Sunday, June 25, 2006

Carl Jung stole my idea (okay, so it was copyright-free in the collective unconscious!)

Shortly before his death, Jung informed his assistant of his "last dream." He dreamed of a huge block of cut stone in a landscape, a symbol of wholeness and, he declared, a promise for the future.
Jung, too, had been hit by the Stone.

-- Churton, Tobias. 2005. Gnostic Philosophy: From Ancient Persia to Modern Times. Rochester, Vermont: Inner Traditions. Page 370.

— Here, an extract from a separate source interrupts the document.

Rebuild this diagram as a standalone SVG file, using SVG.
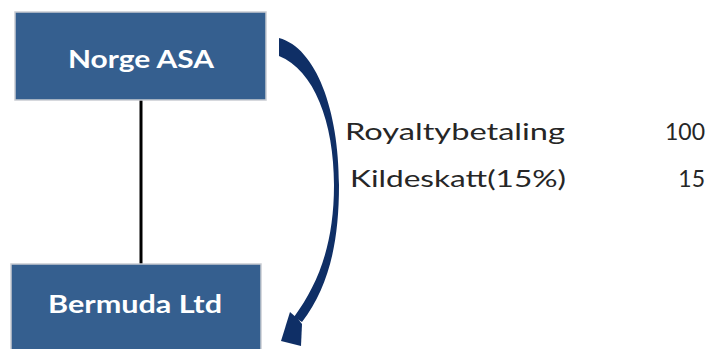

For many years (I don't know how long), I have had a picture in my head; just one of those visual ideas that I couldn't find a story to put in. This mental picture is of a stone -- six-sided, rough-hewn and bumpy on its faces instead of smooth -- sitting alone in the middle of a big empty space. It is not really a spontaneously appearing image, and sometimes when I imagine it, my imagination makes it look different. When I was a kid into Native Americans, I used to consciously project a little Native American "circle of life" symbol -- a circle with four quarters, one each in white, black, yellow and red -- onto the broadest face. I don't know i f I always thought of it being the same size and exact shape, but I seem to picture it (and remember picturing it) as slightly taller than it is wide, with two broad sides at right angles to two narrower sides.

I do not remember having considered it any kind of vision of anything external, but the fact that it just was a sort of random visual idea that wasn't connected to anything -- and that I do not remember the circumstances under which I first thought of it -- always made it feel kind of mysterious.

Now, of course, I've read the excerpt above, and I will now continue to wonder whether I actually did think of it independently, and even if I thought of it before reading that paragraph. I do not recall ever having recorded this visualization before, either in writing or in my bad drawing skills. Therefore I have no evidence of having come up with this mental picture independently of psychologist Carl Jung. Do I even need to mention that because Jung was the guy who wrote about the collective unconscious of shared symbols, the coincidence is even more spooky? Of all the people to share a symbolic thought with -- the irony.

I don't think I'm going to make anything big and mystical out of this vision shared between ol' Jung and me, though -- when I was a young, gullible kid, I got burned by that kind of magical thinking. Whether it does actually signify anything, I know that thinking of it that way can mess you up in the head if you read too much into it. Maybe it is really something mystical, but Brad Warner and other have said that you can't get caught up in a particular mystical experience any more than you can any other experience -- getting caught up in it is anti-mystical.

I'm reminded of the story my friend tells about how he was saved in the Christian sense after he saw his name written in the clouds. Hey, maybe there are such coindences. Maybe there aren't. Maybe God wrote my friend's name in the clouds, and maybe I tapped into the collective unconscious and have been carrying around Jung's last dream in my head. Maybe not. Supernatural activity or otherwise, the important thing is to try to be a good person and to just keep going along one's spiritual/religious path.